* START Dataset entries *

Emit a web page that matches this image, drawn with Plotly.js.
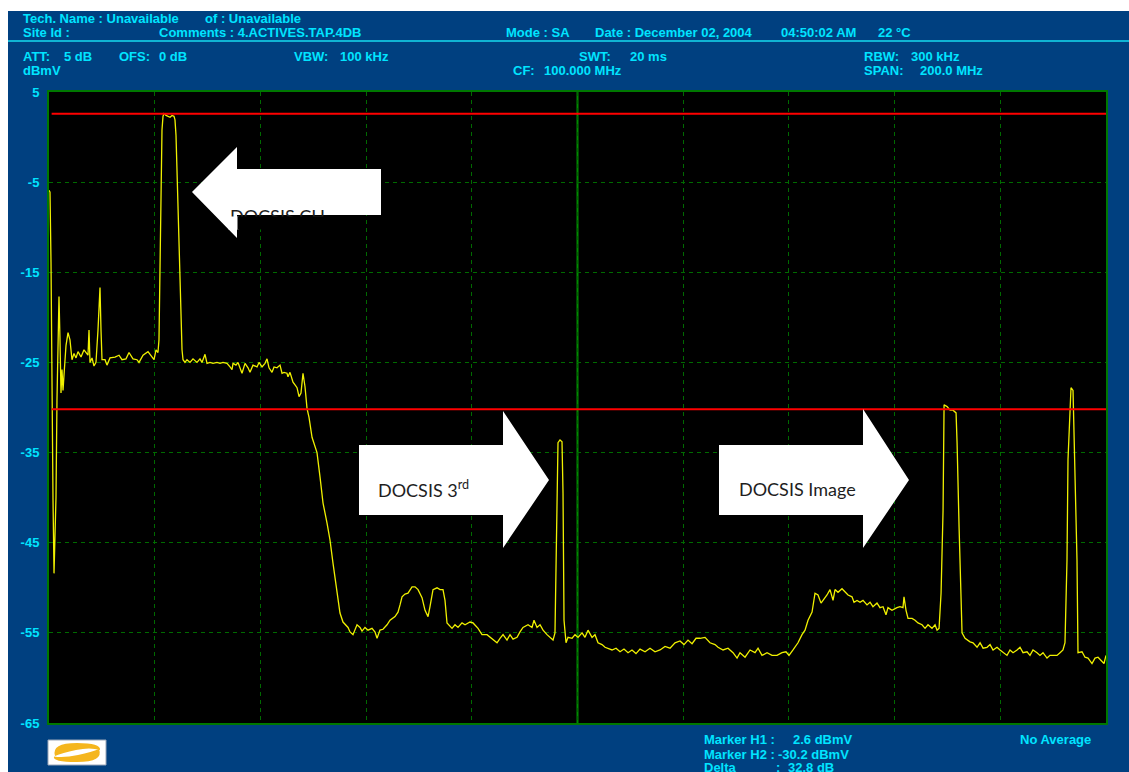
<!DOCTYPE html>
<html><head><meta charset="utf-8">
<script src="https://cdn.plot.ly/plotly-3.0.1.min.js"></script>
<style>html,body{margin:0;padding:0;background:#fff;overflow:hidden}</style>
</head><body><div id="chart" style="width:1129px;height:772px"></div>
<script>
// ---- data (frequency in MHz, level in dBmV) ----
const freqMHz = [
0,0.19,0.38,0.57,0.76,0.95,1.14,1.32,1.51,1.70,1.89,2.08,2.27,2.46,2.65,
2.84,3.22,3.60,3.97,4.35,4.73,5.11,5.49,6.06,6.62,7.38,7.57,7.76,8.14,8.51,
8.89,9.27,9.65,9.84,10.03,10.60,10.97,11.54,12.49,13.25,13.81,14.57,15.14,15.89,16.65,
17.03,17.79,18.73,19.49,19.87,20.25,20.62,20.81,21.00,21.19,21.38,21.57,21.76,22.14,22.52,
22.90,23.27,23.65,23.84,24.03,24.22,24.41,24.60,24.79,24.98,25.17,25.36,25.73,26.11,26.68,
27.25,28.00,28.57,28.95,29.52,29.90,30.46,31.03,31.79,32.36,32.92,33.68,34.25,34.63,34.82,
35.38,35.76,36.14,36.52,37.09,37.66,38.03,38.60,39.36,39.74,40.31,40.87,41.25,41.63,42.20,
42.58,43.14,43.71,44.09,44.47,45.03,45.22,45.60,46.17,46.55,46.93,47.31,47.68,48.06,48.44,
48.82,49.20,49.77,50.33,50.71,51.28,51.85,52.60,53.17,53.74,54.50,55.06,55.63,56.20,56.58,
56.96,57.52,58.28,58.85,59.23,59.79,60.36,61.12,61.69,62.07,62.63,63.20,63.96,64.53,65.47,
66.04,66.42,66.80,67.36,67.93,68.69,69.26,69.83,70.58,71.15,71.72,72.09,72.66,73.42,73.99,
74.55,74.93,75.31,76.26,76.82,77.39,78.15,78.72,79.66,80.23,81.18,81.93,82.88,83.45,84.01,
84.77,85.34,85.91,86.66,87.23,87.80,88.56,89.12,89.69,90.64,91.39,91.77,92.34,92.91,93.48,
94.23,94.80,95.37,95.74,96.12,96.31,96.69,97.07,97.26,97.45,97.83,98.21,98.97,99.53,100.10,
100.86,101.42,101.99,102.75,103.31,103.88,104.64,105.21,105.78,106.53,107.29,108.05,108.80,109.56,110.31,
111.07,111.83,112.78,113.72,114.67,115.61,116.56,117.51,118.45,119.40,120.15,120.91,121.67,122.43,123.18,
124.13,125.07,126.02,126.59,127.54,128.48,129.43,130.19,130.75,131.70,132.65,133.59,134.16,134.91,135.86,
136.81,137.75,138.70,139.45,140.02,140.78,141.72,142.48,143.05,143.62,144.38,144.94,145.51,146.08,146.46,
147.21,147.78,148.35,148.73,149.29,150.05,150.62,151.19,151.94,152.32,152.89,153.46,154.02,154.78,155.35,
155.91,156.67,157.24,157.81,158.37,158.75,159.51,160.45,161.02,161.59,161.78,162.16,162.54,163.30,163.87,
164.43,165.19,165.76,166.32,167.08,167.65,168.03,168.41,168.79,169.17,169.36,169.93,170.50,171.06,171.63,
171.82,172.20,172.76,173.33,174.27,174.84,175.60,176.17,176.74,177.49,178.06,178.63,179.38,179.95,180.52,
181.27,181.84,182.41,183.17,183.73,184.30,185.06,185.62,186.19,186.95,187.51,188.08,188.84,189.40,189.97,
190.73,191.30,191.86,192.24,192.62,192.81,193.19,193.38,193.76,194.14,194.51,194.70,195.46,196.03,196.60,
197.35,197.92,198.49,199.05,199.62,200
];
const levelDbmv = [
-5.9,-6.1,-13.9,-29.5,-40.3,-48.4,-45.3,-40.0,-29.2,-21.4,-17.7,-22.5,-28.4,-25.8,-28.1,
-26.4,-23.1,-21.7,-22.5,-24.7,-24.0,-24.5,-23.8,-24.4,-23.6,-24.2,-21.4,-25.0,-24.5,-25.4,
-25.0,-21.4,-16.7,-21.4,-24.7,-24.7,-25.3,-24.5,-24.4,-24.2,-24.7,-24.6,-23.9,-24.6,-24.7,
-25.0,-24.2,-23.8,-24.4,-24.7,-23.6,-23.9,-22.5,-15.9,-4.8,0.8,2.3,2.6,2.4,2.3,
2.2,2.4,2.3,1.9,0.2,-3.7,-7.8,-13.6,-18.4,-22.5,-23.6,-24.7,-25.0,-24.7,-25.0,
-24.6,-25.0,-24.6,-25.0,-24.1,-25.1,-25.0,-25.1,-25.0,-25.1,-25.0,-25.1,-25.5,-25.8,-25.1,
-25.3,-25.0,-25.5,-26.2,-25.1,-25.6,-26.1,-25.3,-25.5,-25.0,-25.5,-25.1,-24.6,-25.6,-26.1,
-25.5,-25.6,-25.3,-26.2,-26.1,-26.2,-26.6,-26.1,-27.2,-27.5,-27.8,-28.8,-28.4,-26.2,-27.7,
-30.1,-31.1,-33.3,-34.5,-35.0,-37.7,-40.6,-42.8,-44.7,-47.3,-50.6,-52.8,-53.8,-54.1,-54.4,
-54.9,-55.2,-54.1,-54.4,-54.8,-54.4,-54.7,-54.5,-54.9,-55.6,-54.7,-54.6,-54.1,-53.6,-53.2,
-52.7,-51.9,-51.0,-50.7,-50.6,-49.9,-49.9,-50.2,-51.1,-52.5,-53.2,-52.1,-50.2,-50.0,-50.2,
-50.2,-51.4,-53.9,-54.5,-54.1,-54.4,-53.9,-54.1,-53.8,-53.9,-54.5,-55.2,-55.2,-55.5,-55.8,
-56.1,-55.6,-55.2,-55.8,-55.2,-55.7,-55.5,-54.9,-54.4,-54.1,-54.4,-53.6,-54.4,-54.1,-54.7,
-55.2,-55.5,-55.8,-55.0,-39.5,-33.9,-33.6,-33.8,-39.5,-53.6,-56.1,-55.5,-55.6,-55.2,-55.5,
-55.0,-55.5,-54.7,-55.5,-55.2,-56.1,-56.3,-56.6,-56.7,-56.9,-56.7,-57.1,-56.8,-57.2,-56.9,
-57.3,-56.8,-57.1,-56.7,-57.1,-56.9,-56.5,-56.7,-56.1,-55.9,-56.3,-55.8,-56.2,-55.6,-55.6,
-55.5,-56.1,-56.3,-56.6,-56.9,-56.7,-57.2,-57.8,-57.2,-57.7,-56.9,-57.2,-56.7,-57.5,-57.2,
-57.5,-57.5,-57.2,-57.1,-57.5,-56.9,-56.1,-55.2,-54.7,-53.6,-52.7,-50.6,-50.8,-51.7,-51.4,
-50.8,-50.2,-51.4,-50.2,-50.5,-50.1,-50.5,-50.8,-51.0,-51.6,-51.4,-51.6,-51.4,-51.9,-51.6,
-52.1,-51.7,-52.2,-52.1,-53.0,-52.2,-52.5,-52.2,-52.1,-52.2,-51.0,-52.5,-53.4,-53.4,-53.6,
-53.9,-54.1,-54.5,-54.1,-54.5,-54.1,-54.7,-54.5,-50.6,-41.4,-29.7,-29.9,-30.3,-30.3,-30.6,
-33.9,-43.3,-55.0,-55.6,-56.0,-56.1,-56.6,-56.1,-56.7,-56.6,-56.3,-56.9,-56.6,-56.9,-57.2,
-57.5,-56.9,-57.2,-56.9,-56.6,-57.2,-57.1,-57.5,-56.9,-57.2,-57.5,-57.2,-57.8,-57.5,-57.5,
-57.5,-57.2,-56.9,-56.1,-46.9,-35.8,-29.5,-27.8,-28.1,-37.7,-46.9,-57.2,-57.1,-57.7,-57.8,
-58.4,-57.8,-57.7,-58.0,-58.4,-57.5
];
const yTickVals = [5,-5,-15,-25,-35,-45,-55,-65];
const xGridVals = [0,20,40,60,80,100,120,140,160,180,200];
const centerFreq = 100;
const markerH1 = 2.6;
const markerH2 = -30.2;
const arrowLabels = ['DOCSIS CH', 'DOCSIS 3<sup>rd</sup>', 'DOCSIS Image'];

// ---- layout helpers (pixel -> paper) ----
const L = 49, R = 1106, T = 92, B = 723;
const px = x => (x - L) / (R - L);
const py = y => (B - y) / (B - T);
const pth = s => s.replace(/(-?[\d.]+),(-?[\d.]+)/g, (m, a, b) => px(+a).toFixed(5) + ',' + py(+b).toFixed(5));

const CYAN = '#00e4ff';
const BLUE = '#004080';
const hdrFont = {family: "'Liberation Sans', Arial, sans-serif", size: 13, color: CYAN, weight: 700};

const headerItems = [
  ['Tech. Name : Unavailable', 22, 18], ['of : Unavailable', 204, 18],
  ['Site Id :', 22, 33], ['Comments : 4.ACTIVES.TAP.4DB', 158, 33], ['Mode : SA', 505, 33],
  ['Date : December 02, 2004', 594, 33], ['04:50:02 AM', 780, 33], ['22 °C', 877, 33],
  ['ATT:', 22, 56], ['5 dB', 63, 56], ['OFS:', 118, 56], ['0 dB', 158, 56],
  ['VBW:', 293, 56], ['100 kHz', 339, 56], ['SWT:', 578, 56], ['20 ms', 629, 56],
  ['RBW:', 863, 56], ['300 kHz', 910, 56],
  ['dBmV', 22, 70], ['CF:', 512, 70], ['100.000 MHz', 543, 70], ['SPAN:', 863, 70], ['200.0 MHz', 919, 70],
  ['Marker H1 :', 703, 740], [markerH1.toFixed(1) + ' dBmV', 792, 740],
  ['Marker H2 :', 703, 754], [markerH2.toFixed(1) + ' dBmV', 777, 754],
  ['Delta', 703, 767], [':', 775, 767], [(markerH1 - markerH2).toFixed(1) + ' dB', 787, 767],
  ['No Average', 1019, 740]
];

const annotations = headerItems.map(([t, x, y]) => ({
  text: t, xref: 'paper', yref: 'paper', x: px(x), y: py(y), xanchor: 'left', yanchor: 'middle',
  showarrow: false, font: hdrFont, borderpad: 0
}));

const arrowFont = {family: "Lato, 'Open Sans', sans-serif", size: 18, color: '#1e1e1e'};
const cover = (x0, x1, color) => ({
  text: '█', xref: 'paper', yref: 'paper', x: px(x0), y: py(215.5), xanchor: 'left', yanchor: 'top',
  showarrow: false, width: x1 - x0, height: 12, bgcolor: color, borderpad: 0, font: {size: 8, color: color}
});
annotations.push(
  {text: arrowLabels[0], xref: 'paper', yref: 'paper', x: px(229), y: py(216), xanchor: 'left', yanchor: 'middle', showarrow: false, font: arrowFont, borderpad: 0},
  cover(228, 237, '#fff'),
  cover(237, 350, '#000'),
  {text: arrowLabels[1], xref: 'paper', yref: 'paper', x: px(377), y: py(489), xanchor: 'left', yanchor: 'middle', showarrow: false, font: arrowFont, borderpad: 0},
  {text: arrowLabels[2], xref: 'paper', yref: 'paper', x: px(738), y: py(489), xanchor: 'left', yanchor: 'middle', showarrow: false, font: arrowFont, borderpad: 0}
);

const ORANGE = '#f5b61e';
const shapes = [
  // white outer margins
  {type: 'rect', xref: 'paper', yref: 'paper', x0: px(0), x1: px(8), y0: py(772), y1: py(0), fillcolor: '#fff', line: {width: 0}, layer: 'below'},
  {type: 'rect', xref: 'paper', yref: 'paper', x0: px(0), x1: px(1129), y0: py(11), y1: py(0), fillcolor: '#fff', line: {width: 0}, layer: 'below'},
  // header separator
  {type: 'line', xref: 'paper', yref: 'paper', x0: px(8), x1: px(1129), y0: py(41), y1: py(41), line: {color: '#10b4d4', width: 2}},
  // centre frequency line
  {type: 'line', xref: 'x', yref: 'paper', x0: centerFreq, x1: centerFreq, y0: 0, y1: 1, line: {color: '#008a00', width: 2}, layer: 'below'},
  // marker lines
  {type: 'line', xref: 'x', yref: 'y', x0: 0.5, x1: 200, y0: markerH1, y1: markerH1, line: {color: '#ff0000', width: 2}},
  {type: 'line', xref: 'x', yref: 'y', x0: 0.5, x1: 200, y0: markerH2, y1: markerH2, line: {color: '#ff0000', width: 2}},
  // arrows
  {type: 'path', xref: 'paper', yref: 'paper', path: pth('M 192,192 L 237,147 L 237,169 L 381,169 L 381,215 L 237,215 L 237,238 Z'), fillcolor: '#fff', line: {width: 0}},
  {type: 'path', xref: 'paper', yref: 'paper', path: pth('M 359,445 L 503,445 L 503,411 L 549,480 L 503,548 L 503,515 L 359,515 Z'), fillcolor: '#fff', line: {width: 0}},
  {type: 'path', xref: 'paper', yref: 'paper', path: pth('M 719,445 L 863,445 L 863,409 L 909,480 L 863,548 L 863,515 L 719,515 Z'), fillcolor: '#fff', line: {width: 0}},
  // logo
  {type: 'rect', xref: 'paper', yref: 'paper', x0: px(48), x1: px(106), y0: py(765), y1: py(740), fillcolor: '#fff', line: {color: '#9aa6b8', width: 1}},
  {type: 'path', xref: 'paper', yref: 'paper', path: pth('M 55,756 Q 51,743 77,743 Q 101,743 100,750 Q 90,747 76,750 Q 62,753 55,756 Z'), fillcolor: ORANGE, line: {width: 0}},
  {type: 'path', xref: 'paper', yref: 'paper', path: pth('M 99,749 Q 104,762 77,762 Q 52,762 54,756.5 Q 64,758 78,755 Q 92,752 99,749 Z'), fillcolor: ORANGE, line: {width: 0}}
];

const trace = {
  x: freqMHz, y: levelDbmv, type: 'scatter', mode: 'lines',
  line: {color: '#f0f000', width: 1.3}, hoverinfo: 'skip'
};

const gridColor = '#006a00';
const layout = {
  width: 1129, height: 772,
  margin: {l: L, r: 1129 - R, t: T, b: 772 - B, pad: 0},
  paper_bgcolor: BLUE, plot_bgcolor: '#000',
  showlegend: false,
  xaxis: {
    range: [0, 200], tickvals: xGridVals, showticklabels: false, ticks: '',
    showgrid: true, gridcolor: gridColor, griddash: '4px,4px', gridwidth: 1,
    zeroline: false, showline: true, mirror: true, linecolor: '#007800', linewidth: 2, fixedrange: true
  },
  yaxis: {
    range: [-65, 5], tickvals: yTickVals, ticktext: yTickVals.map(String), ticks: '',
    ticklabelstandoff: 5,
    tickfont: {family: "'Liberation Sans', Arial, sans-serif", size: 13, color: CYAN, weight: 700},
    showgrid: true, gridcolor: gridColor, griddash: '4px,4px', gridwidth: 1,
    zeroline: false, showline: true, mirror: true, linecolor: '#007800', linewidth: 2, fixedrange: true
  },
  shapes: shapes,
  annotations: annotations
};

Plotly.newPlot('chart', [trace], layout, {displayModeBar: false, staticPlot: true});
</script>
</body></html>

* END Dataset entries *
* START Dataset entries *

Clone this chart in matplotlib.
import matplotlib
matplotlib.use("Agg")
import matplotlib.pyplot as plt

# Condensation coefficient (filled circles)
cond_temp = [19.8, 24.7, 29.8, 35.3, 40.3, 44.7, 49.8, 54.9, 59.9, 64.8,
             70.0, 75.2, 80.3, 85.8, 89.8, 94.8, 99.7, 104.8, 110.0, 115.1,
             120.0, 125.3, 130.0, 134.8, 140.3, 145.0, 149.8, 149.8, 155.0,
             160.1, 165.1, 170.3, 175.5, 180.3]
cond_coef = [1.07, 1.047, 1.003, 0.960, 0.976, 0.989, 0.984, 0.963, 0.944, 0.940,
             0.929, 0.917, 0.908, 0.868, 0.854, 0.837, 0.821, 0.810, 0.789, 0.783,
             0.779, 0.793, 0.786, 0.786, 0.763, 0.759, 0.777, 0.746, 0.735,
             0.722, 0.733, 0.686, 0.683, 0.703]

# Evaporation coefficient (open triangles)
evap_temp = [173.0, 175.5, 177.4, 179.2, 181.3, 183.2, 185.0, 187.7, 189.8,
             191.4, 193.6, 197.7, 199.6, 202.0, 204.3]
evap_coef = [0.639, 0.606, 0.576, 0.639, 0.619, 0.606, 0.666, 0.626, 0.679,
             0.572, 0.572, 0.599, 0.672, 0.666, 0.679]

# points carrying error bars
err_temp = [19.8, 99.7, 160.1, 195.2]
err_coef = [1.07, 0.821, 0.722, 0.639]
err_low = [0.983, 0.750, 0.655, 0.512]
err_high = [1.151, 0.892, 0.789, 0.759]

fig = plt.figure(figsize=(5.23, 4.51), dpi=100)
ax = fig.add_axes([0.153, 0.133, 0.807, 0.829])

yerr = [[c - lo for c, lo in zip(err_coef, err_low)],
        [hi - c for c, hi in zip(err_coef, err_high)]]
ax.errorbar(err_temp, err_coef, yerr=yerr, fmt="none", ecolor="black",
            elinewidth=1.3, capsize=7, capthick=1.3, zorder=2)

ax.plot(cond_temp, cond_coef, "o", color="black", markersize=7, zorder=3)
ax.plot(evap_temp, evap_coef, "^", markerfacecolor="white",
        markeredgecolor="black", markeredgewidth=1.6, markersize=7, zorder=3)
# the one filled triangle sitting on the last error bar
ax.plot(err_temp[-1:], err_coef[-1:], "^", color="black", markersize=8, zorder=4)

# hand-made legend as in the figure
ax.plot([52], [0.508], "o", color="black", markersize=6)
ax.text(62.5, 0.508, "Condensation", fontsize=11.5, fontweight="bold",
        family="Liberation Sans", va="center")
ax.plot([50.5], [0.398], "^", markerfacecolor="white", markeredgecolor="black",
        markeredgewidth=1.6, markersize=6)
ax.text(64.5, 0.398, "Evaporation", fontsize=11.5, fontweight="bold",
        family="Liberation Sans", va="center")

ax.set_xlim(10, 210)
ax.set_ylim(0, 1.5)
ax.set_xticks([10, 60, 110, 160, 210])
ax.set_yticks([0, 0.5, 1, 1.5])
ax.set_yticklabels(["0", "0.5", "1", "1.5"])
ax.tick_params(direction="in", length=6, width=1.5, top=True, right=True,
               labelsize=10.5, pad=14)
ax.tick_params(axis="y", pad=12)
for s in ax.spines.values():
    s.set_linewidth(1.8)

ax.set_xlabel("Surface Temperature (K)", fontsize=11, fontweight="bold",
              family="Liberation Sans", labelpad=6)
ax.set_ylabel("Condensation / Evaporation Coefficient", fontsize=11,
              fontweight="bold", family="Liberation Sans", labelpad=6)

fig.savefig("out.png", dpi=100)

* END Dataset entries *

Direction »
Retype the entries above exactly, but only from the line containing "Clone this chart in matplotlib." through the line containing "0.722, 0.733, 0.686, 0.683, 0.703]", both included.

Exercise answer »
Clone this chart in matplotlib.
import matplotlib
matplotlib.use("Agg")
import matplotlib.pyplot as plt

# Condensation coefficient (filled circles)
cond_temp = [19.8, 24.7, 29.8, 35.3, 40.3, 44.7, 49.8, 54.9, 59.9, 64.8,
             70.0, 75.2, 80.3, 85.8, 89.8, 94.8, 99.7, 104.8, 110.0, 115.1,
             120.0, 125.3, 130.0, 134.8, 140.3, 145.0, 149.8, 149.8, 155.0,
             160.1, 165.1, 170.3, 175.5, 180.3]
cond_coef = [1.07, 1.047, 1.003, 0.960, 0.976, 0.989, 0.984, 0.963, 0.944, 0.940,
             0.929, 0.917, 0.908, 0.868, 0.854, 0.837, 0.821, 0.810, 0.789, 0.783,
             0.779, 0.793, 0.786, 0.786, 0.763, 0.759, 0.777, 0.746, 0.735,
             0.722, 0.733, 0.686, 0.683, 0.703]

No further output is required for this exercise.